I don't know what the right thing to do is. God will have to show me when I'm there. But, I can totally see myself checking up on the kidlets from time to time in a non-accusing way. Our attitudes as parents are really everything. Checking up can either be hurtful or a sign that you care and approve of what they're doing. Who knows... maybe I'll change my mind before we get to that point. A lot can happen in a few years.
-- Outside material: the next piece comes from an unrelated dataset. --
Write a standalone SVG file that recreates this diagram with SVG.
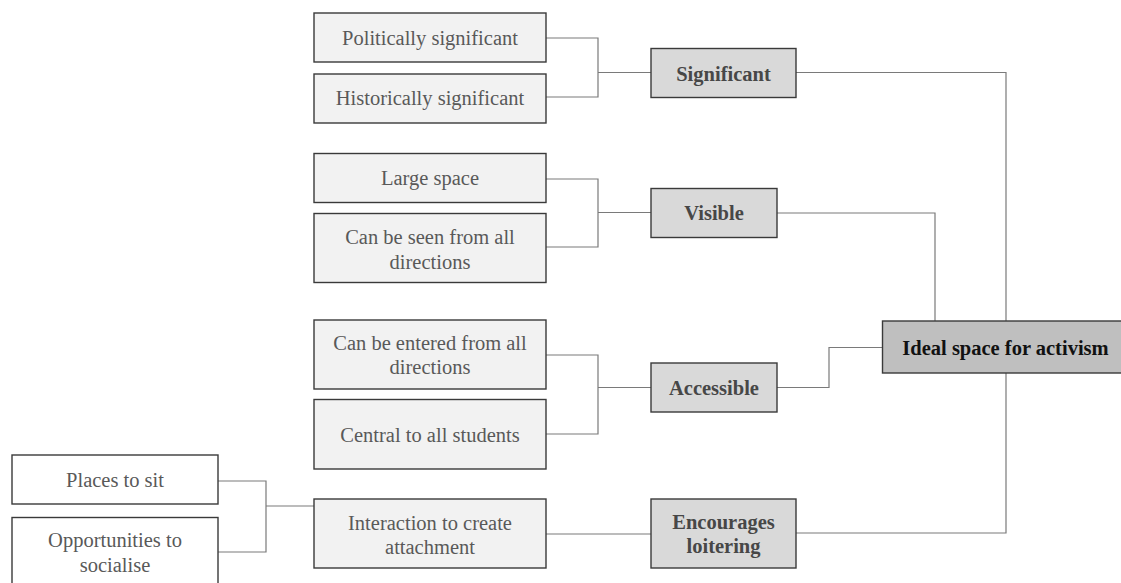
<svg xmlns="http://www.w3.org/2000/svg" width="1121" height="583" viewBox="0 0 1121 583">
<style>
.box{stroke:#3a3a3a;stroke-width:1.4}
.leaf{fill:#f2f2f2}
.white{fill:#ffffff}
.mid{fill:#d9d9d9}
.root{fill:#bfbfbf}
.t{font-family:'Liberation Serif','DejaVu Serif',serif;font-size:20.5px;fill:#595959;text-anchor:middle}
.b{font-family:'Liberation Serif','DejaVu Serif',serif;font-size:20.5px;font-weight:bold;fill:#474747;text-anchor:middle}
.rt{fill:#111111}
.c{fill:none;stroke:#7a7a7a;stroke-width:1.2}
</style>
<rect width="1121" height="583" fill="#ffffff"/>
<g id="connectors">
<polyline class="c" points="546,38 598,38 598,97 546,97"/>
<line class="c" x1="598" y1="72.5" x2="651" y2="72.5"/>
<polyline class="c" points="546,179 598,179 598,247 546,247"/>
<line class="c" x1="598" y1="212.5" x2="651" y2="212.5"/>
<polyline class="c" points="546,355 598,355 598,434 546,434"/>
<line class="c" x1="598" y1="387.5" x2="651" y2="387.5"/>
<polyline class="c" points="218,481 266,481 266,552 218,552"/>
<line class="c" x1="266" y1="506" x2="314" y2="506"/>
<line class="c" x1="546" y1="534" x2="651" y2="534"/>
<polyline class="c" points="796,72.5 1006,72.5 1006,321"/>
<polyline class="c" points="777,213 935,213 935,321"/>
<polyline class="c" points="777,387.5 829,387.5 829,347.5 882,347.5"/>
<polyline class="c" points="796,533 1006,533 1006,373"/>
</g>
<g id="politically"><rect class="box leaf" x="314" y="13" width="232" height="49"/><text class="t" x="430" y="45">Politically significant</text></g>
<g id="historically"><rect class="box leaf" x="314" y="74" width="232" height="49"/><text class="t" x="430" y="105">Historically significant</text></g>
<g id="significant"><rect class="box mid" x="651" y="48.5" width="145" height="49"/><text class="b" x="723.5" y="80.5">Significant</text></g>
<g id="large"><rect class="box leaf" x="314" y="153.5" width="232" height="49"/><text class="t" x="430" y="185">Large space</text></g>
<g id="seen"><rect class="box leaf" x="314" y="213.5" width="232" height="69"/><text class="t" x="430" y="244">Can be seen from all</text><text class="t" x="430" y="268.5">directions</text></g>
<g id="visible"><rect class="box mid" x="651" y="188.5" width="126" height="49"/><text class="b" x="714" y="220">Visible</text></g>
<g id="entered"><rect class="box leaf" x="314" y="320" width="232" height="69"/><text class="t" x="430" y="349.5">Can be entered from all</text><text class="t" x="430" y="374">directions</text></g>
<g id="central"><rect class="box leaf" x="314" y="399.5" width="232" height="69.5"/><text class="t" x="430" y="442">Central to all students</text></g>
<g id="accessible"><rect class="box mid" x="651" y="363" width="126" height="49"/><text class="b" x="714" y="394.5">Accessible</text></g>
<g id="places"><rect class="box white" x="12" y="455" width="206" height="49"/><text class="t" x="115" y="486.5">Places to sit</text></g>
<g id="opportunities"><rect class="box white" x="12" y="517.5" width="206" height="72"/><text class="t" x="115" y="547">Opportunities to</text><text class="t" x="115" y="571.5">socialise</text></g>
<g id="interaction"><rect class="box leaf" x="314" y="499" width="232" height="69"/><text class="t" x="430" y="529.5">Interaction to create</text><text class="t" x="430" y="554">attachment</text></g>
<g id="encourages"><rect class="box mid" x="651" y="499" width="145" height="69"/><text class="b" x="723.5" y="529">Encourages</text><text class="b" x="723.5" y="553">loitering</text></g>
<g id="ideal"><rect class="box root" x="882.5" y="321" width="246" height="52"/><text class="b rt" x="1005.5" y="355">Ideal space for activism</text></g>
</svg>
A little side note... Dr. Dobson talks about letting your kids know from the time they're little that you have your eye on them and will til they're adults. :lol: I'm not saying that's the best thing to do. I'm no expert. :wink:
I'll say a prayer for you, friend, that God gives you peace and discernment. Yah, following the Holy Spirit is a great idea! [OKOK]
[hug]
Joy [welcomewave]
luvmy4sons
10-05-2006, 08:59 PM
Thanks Joy and Amy! :P This is just so weird to be here! Get this...he calls after the movie and tells me everything he did after he bought jeans before the movie. Tells me where is going to eat and what he is going to eat. Calls me right after eating to tell me he is on the way home. I asked him if his day turned out like he thought it would...you know indulging yourself a little and he says:
"Yeah. You know if you don't do that every now and then what is the point of having a job? " At 16 he worked 40 hours a week all summer long. And now he schools at home and is working 20 hours a week too. He is a good boy and I have no reason to distrust him. I didn't have time with football to go sit behind a menu at Red Lobster. Crack me up! LOL! [rotfl] But it did run through my mind to ask one of his aunts to go over there and check on him. :? But my spirit told me to trust him and I did. I think this time it was okay. Whew! It was easier potty training! LOl! :lol:
Cristina
10-05-2006, 09:22 PM
Aw, it must have been so hard to let go!! We're quite a few years off from the teen years, but when I'm apart from ds for an hour I smother him and get all mother hen :lol:
Madre
10-08-2006, 09:22 PM
It's pretty neat, Leslie, that he made himself accountable to you (without you asking, right?). I can completely relate to you and how difficult it is to begin to let them flap their wings (when you want to clip them instead :lol: ). I think you can take comfort in the fact that your son has a good foundation in the Lord from your husband and you. I also think it's good to remember that trust is earned by observing the choices that are made. You're right; up til now you really didn't have to do much trusting because he was always there under your eye. Now it does require a new level of trust (in God, mostly) and letting the rope out a bit to see what your son does with it. You can always reel it in if necessary.
Robynn
10-08-2006, 11:48 PM
My sons are not quite there yet (13 & 11) but they will take off on their bikes sometimes, go to their cuzin's or to a friend's house. I still worry a bit, but I think the relationship is the most important part. With Mac i can look at him and say 'Who are you talking to??' and he knows that if he is real with me, I will be real with him. All my kids know that they cannot hise a thing from me, the truth will be revealed!
And I have to trust that I did a good job. I listened to God, followed Biblical standards, raised them to have a relationship with Christ.
That said...it will all change when they get cars!! I am sure!!